The revolutionaries of 1793 destroyed most of the relics preserved in St. Genevieve’s church, and the rest were cast to the winds by the mob in 1871. Fortunately, however, a large relic had been kept at Verneuil, Oise, in the eighteenth century, and is still extant. The church built by Clovis was entrusted to the Benedictines. In the ninth century they were replaced by secular canons. In 1148, under Eugene III and Louis VII, canons from St. Victor‘s Abbey at Senlis were introduced. About 1619 Louis XIII named Cardinal Francois de La Rochefoucauld Abbot of St. Genevieve’s. The canons had been lax and the cardinal selected Charles Faure to reform them. This holy man was born in 1594, and entered the canons regular at Senlis. He was remarkable for his piety, and, when ordained, succeeded after a hard struggle in reforming the abbey. Many of the houses of the canons regular adopted his reform. He and a dozen companions took charge of Sainte-Genevieve-du-Mont, at Paris, in 1634. This became the mother-house of a new congregation, the Canons Regular of St. Genevieve, which spread widely over France. Another institute called after the saint was the Daughters of St.

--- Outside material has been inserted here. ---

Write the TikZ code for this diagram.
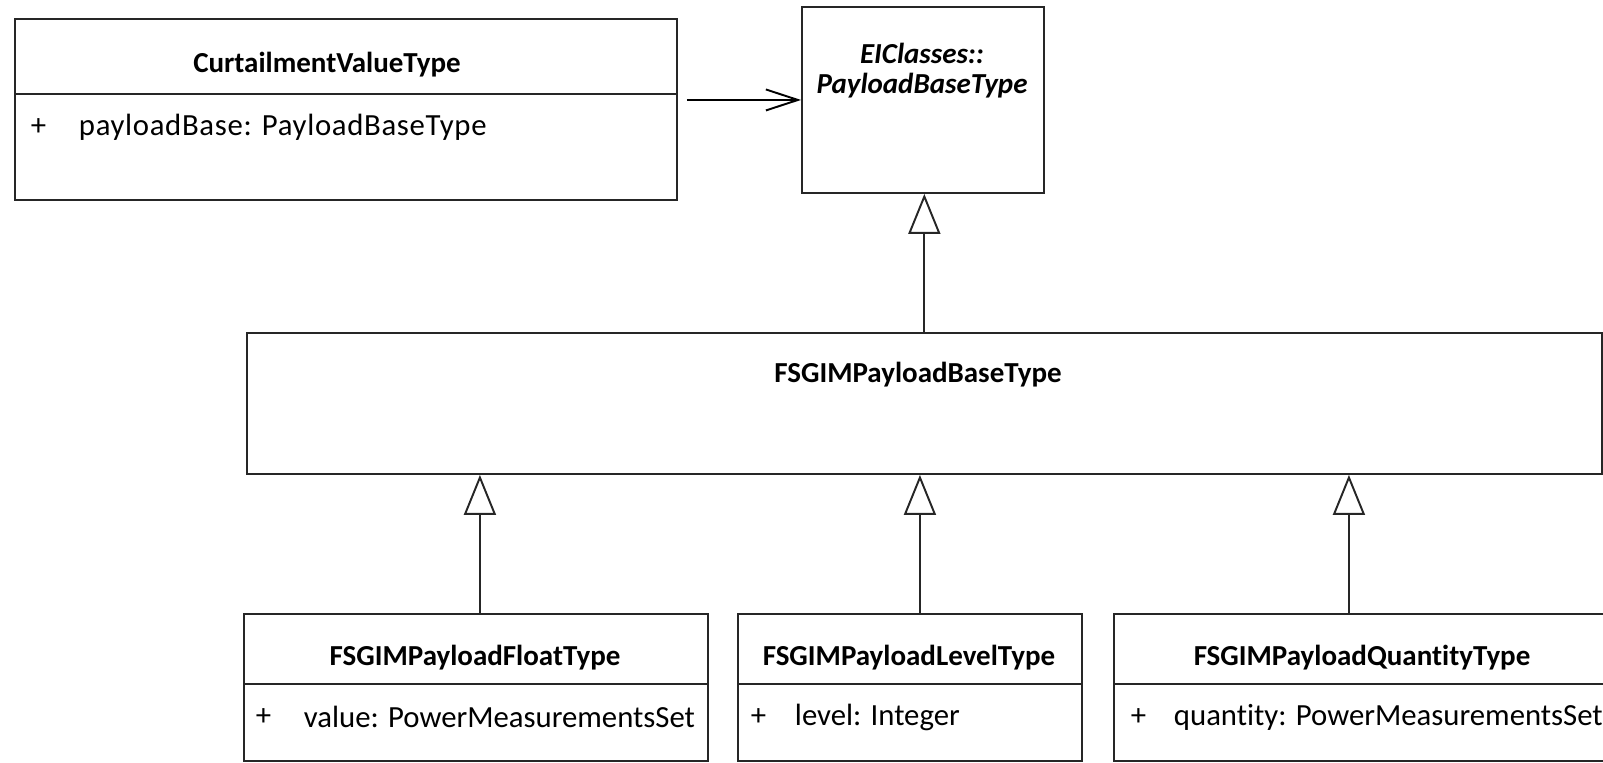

Genevieve, founded at Paris, in 1636, by Francesca de Blosset, with the object of nursing the sick and teaching young girls. A somewhat similar institute, popularly known as the Miramiones, had been founded under the invocation of the Holy Trinity, in 1611, by Marie Bonneau de Rubella Beauharnais de Miramion. These two institutes were united in 1665, and the associates called the Canonesses of St. Genevieve. The members took no vows, but merely promised obedience to the rules as long as they remained in the institute. Suppressed during the Revolution, it was revived in 1806 by Jeanne-Claude Jacoulet under the name of the Sisters of the Holy Family. They now have charge of over 150 schools and orphanages.